»»
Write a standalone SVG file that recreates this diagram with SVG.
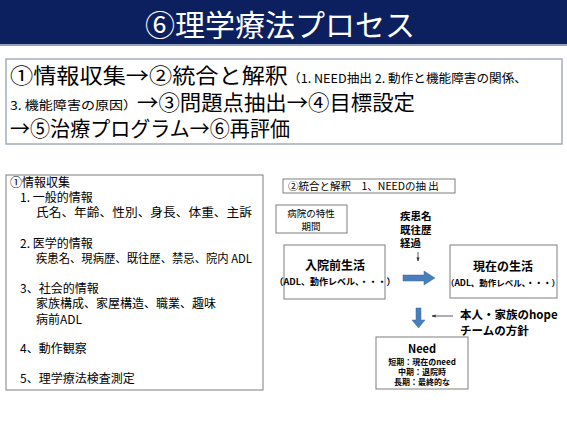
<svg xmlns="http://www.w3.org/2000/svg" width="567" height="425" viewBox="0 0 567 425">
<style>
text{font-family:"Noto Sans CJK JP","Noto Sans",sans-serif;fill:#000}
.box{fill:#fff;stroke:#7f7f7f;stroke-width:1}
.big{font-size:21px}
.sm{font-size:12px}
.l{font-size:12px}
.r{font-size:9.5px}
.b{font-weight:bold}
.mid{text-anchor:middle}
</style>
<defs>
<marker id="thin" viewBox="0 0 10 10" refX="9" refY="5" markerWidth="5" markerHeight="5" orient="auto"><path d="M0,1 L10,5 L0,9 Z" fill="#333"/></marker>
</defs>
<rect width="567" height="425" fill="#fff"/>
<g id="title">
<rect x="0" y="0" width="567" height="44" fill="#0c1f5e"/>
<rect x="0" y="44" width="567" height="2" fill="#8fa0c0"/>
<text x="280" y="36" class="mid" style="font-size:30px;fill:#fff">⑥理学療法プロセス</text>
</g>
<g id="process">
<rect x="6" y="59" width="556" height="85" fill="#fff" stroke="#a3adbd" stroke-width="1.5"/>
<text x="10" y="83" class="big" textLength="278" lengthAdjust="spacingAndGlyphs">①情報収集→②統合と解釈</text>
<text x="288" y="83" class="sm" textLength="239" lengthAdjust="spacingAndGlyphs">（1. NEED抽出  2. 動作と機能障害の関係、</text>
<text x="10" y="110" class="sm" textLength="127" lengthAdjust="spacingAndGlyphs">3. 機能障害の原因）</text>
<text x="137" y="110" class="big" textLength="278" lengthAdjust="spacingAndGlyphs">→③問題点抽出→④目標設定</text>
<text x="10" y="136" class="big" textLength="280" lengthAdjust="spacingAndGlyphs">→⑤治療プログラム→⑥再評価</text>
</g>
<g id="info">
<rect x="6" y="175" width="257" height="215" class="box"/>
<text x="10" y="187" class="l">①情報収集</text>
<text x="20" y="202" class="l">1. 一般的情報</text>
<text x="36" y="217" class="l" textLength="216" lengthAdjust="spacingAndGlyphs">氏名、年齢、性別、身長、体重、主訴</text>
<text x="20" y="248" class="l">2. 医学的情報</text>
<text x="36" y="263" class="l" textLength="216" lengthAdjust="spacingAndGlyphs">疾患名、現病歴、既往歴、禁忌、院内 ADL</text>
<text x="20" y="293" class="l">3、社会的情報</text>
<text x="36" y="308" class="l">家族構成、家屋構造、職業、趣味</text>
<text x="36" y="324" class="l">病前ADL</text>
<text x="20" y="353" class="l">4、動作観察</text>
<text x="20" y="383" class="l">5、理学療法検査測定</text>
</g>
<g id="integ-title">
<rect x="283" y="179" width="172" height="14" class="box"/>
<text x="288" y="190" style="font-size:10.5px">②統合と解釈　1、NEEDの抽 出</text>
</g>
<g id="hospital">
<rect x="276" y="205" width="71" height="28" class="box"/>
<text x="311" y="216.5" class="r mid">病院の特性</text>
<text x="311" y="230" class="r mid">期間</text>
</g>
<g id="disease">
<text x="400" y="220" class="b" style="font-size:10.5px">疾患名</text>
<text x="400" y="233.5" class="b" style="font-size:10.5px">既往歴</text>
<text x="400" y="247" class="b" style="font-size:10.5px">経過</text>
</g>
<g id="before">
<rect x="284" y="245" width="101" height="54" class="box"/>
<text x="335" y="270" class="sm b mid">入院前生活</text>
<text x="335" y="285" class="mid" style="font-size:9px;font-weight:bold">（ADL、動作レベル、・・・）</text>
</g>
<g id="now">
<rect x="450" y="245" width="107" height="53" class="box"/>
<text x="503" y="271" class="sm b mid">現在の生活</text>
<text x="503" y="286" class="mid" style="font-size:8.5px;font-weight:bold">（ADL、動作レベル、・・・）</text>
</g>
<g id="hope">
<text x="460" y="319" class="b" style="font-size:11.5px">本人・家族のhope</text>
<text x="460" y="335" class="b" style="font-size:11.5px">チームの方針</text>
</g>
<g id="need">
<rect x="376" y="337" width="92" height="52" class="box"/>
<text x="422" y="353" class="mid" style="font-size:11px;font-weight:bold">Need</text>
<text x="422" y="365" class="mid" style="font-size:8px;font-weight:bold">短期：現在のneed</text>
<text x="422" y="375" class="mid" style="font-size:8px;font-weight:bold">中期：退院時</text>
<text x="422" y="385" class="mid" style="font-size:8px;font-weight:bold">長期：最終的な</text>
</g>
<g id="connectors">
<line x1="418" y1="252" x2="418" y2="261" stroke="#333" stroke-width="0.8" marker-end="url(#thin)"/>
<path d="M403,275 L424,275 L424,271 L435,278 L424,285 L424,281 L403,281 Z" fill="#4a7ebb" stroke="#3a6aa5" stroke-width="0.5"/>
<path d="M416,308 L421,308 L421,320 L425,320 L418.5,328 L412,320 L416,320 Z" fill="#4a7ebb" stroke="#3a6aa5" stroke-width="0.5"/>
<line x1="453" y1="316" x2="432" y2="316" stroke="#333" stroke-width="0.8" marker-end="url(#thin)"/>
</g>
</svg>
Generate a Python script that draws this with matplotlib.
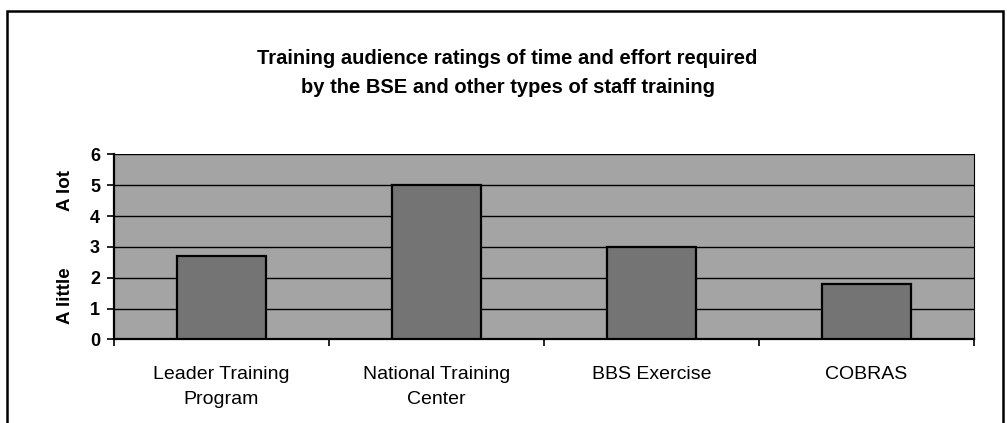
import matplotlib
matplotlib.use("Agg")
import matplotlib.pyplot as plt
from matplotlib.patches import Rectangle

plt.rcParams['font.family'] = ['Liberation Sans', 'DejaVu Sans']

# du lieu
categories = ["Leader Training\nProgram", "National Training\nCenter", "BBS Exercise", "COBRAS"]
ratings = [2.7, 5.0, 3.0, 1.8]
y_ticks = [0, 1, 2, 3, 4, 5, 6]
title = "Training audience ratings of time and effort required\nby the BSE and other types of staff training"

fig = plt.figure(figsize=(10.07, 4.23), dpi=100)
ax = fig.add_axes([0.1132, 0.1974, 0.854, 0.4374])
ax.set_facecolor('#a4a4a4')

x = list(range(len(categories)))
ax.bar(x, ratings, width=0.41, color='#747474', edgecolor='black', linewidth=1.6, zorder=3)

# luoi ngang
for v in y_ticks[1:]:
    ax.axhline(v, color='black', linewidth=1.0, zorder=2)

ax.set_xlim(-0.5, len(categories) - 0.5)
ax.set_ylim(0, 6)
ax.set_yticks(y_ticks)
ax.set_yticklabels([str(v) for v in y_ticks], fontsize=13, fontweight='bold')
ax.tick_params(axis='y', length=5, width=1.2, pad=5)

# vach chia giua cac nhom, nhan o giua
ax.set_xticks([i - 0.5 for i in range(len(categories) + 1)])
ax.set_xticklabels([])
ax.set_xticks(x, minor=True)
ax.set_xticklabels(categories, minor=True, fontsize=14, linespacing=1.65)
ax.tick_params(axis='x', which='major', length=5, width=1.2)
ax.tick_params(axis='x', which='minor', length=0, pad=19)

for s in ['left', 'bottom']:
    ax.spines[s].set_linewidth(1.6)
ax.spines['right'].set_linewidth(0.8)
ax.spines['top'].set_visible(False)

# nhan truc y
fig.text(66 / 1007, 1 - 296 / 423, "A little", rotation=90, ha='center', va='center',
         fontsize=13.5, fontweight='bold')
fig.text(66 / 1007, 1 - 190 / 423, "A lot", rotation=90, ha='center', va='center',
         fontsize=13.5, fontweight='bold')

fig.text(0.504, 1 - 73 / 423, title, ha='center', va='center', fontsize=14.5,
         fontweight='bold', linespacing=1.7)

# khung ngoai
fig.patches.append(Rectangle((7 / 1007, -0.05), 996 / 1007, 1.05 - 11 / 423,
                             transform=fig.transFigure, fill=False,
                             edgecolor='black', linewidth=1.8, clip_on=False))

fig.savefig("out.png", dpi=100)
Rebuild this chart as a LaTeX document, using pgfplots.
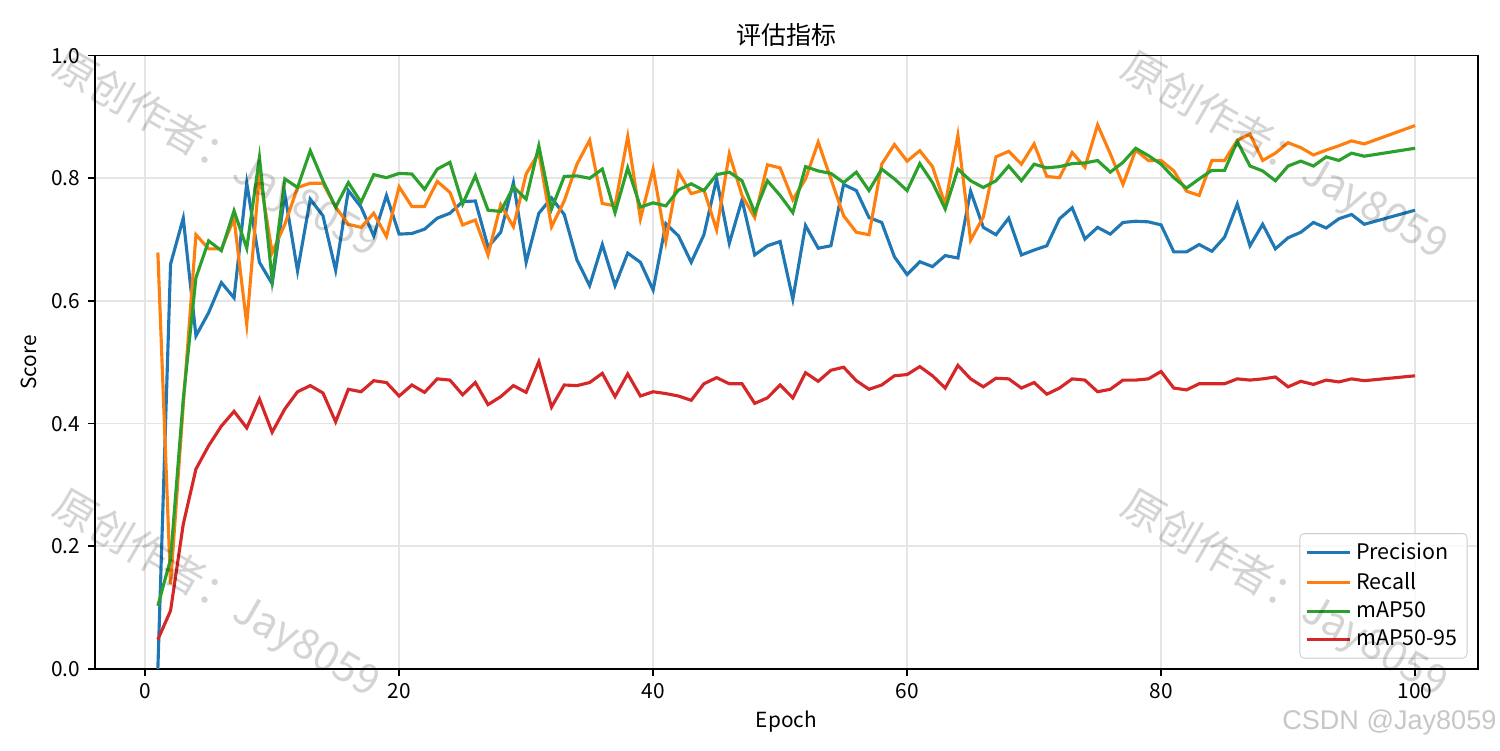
««
• WRITTEN EXERCISE:
Copy out all of the material exactly as written, without its pictures.

• FULL OUTPUT:
Write a standalone SVG file that recreates this diagram with SVG.
<svg xmlns="http://www.w3.org/2000/svg" width="567" height="425" viewBox="0 0 567 425">
<style>
text{font-family:"Noto Sans CJK JP","Noto Sans",sans-serif;fill:#000}
.box{fill:#fff;stroke:#7f7f7f;stroke-width:1}
.big{font-size:21px}
.sm{font-size:12px}
.l{font-size:12px}
.r{font-size:9.5px}
.b{font-weight:bold}
.mid{text-anchor:middle}
</style>
<defs>
<marker id="thin" viewBox="0 0 10 10" refX="9" refY="5" markerWidth="5" markerHeight="5" orient="auto"><path d="M0,1 L10,5 L0,9 Z" fill="#333"/></marker>
</defs>
<rect width="567" height="425" fill="#fff"/>
<g id="title">
<rect x="0" y="0" width="567" height="44" fill="#0c1f5e"/>
<rect x="0" y="44" width="567" height="2" fill="#8fa0c0"/>
<text x="280" y="36" class="mid" style="font-size:30px;fill:#fff">⑥理学療法プロセス</text>
</g>
<g id="process">
<rect x="6" y="59" width="556" height="85" fill="#fff" stroke="#a3adbd" stroke-width="1.5"/>
<text x="10" y="83" class="big" textLength="278" lengthAdjust="spacingAndGlyphs">①情報収集→②統合と解釈</text>
<text x="288" y="83" class="sm" textLength="239" lengthAdjust="spacingAndGlyphs">（1. NEED抽出  2. 動作と機能障害の関係、</text>
<text x="10" y="110" class="sm" textLength="127" lengthAdjust="spacingAndGlyphs">3. 機能障害の原因）</text>
<text x="137" y="110" class="big" textLength="278" lengthAdjust="spacingAndGlyphs">→③問題点抽出→④目標設定</text>
<text x="10" y="136" class="big" textLength="280" lengthAdjust="spacingAndGlyphs">→⑤治療プログラム→⑥再評価</text>
</g>
<g id="info">
<rect x="6" y="175" width="257" height="215" class="box"/>
<text x="10" y="187" class="l">①情報収集</text>
<text x="20" y="202" class="l">1. 一般的情報</text>
<text x="36" y="217" class="l" textLength="216" lengthAdjust="spacingAndGlyphs">氏名、年齢、性別、身長、体重、主訴</text>
<text x="20" y="248" class="l">2. 医学的情報</text>
<text x="36" y="263" class="l" textLength="216" lengthAdjust="spacingAndGlyphs">疾患名、現病歴、既往歴、禁忌、院内 ADL</text>
<text x="20" y="293" class="l">3、社会的情報</text>
<text x="36" y="308" class="l">家族構成、家屋構造、職業、趣味</text>
<text x="36" y="324" class="l">病前ADL</text>
<text x="20" y="353" class="l">4、動作観察</text>
<text x="20" y="383" class="l">5、理学療法検査測定</text>
</g>
<g id="integ-title">
<rect x="283" y="179" width="172" height="14" class="box"/>
<text x="288" y="190" style="font-size:10.5px">②統合と解釈　1、NEEDの抽 出</text>
</g>
<g id="hospital">
<rect x="276" y="205" width="71" height="28" class="box"/>
<text x="311" y="216.5" class="r mid">病院の特性</text>
<text x="311" y="230" class="r mid">期間</text>
</g>
<g id="disease">
<text x="400" y="220" class="b" style="font-size:10.5px">疾患名</text>
<text x="400" y="233.5" class="b" style="font-size:10.5px">既往歴</text>
<text x="400" y="247" class="b" style="font-size:10.5px">経過</text>
</g>
<g id="before">
<rect x="284" y="245" width="101" height="54" class="box"/>
<text x="335" y="270" class="sm b mid">入院前生活</text>
<text x="335" y="285" class="mid" style="font-size:9px;font-weight:bold">（ADL、動作レベル、・・・）</text>
</g>
<g id="now">
<rect x="450" y="245" width="107" height="53" class="box"/>
<text x="503" y="271" class="sm b mid">現在の生活</text>
<text x="503" y="286" class="mid" style="font-size:8.5px;font-weight:bold">（ADL、動作レベル、・・・）</text>
</g>
<g id="hope">
<text x="460" y="319" class="b" style="font-size:11.5px">本人・家族のhope</text>
<text x="460" y="335" class="b" style="font-size:11.5px">チームの方針</text>
</g>
<g id="need">
<rect x="376" y="337" width="92" height="52" class="box"/>
<text x="422" y="353" class="mid" style="font-size:11px;font-weight:bold">Need</text>
<text x="422" y="365" class="mid" style="font-size:8px;font-weight:bold">短期：現在のneed</text>
<text x="422" y="375" class="mid" style="font-size:8px;font-weight:bold">中期：退院時</text>
<text x="422" y="385" class="mid" style="font-size:8px;font-weight:bold">長期：最終的な</text>
</g>
<g id="connectors">
<line x1="418" y1="252" x2="418" y2="261" stroke="#333" stroke-width="0.8" marker-end="url(#thin)"/>
<path d="M403,275 L424,275 L424,271 L435,278 L424,285 L424,281 L403,281 Z" fill="#4a7ebb" stroke="#3a6aa5" stroke-width="0.5"/>
<path d="M416,308 L421,308 L421,320 L425,320 L418.5,328 L412,320 L416,320 Z" fill="#4a7ebb" stroke="#3a6aa5" stroke-width="0.5"/>
<line x1="453" y1="316" x2="432" y2="316" stroke="#333" stroke-width="0.8" marker-end="url(#thin)"/>
</g>
</svg>
Generate a Python script that draws this with matplotlib.
import matplotlib
matplotlib.use("Agg")
import matplotlib.pyplot as plt
from matplotlib.patches import Rectangle

plt.rcParams['font.family'] = ['Liberation Sans', 'DejaVu Sans']

# du lieu
categories = ["Leader Training\nProgram", "National Training\nCenter", "BBS Exercise", "COBRAS"]
ratings = [2.7, 5.0, 3.0, 1.8]
y_ticks = [0, 1, 2, 3, 4, 5, 6]
title = "Training audience ratings of time and effort required\nby the BSE and other types of staff training"

fig = plt.figure(figsize=(10.07, 4.23), dpi=100)
ax = fig.add_axes([0.1132, 0.1974, 0.854, 0.4374])
ax.set_facecolor('#a4a4a4')

x = list(range(len(categories)))
ax.bar(x, ratings, width=0.41, color='#747474', edgecolor='black', linewidth=1.6, zorder=3)

# luoi ngang
for v in y_ticks[1:]:
    ax.axhline(v, color='black', linewidth=1.0, zorder=2)

ax.set_xlim(-0.5, len(categories) - 0.5)
ax.set_ylim(0, 6)
ax.set_yticks(y_ticks)
ax.set_yticklabels([str(v) for v in y_ticks], fontsize=13, fontweight='bold')
ax.tick_params(axis='y', length=5, width=1.2, pad=5)

# vach chia giua cac nhom, nhan o giua
ax.set_xticks([i - 0.5 for i in range(len(categories) + 1)])
ax.set_xticklabels([])
ax.set_xticks(x, minor=True)
ax.set_xticklabels(categories, minor=True, fontsize=14, linespacing=1.65)
ax.tick_params(axis='x', which='major', length=5, width=1.2)
ax.tick_params(axis='x', which='minor', length=0, pad=19)

for s in ['left', 'bottom']:
    ax.spines[s].set_linewidth(1.6)
ax.spines['right'].set_linewidth(0.8)
ax.spines['top'].set_visible(False)

# nhan truc y
fig.text(66 / 1007, 1 - 296 / 423, "A little", rotation=90, ha='center', va='center',
         fontsize=13.5, fontweight='bold')
fig.text(66 / 1007, 1 - 190 / 423, "A lot", rotation=90, ha='center', va='center',
         fontsize=13.5, fontweight='bold')

fig.text(0.504, 1 - 73 / 423, title, ha='center', va='center', fontsize=14.5,
         fontweight='bold', linespacing=1.7)

# khung ngoai
fig.patches.append(Rectangle((7 / 1007, -0.05), 996 / 1007, 1.05 - 11 / 423,
                             transform=fig.transFigure, fill=False,
                             edgecolor='black', linewidth=1.8, clip_on=False))

fig.savefig("out.png", dpi=100)
Rebuild this chart as a LaTeX document, using pgfplots.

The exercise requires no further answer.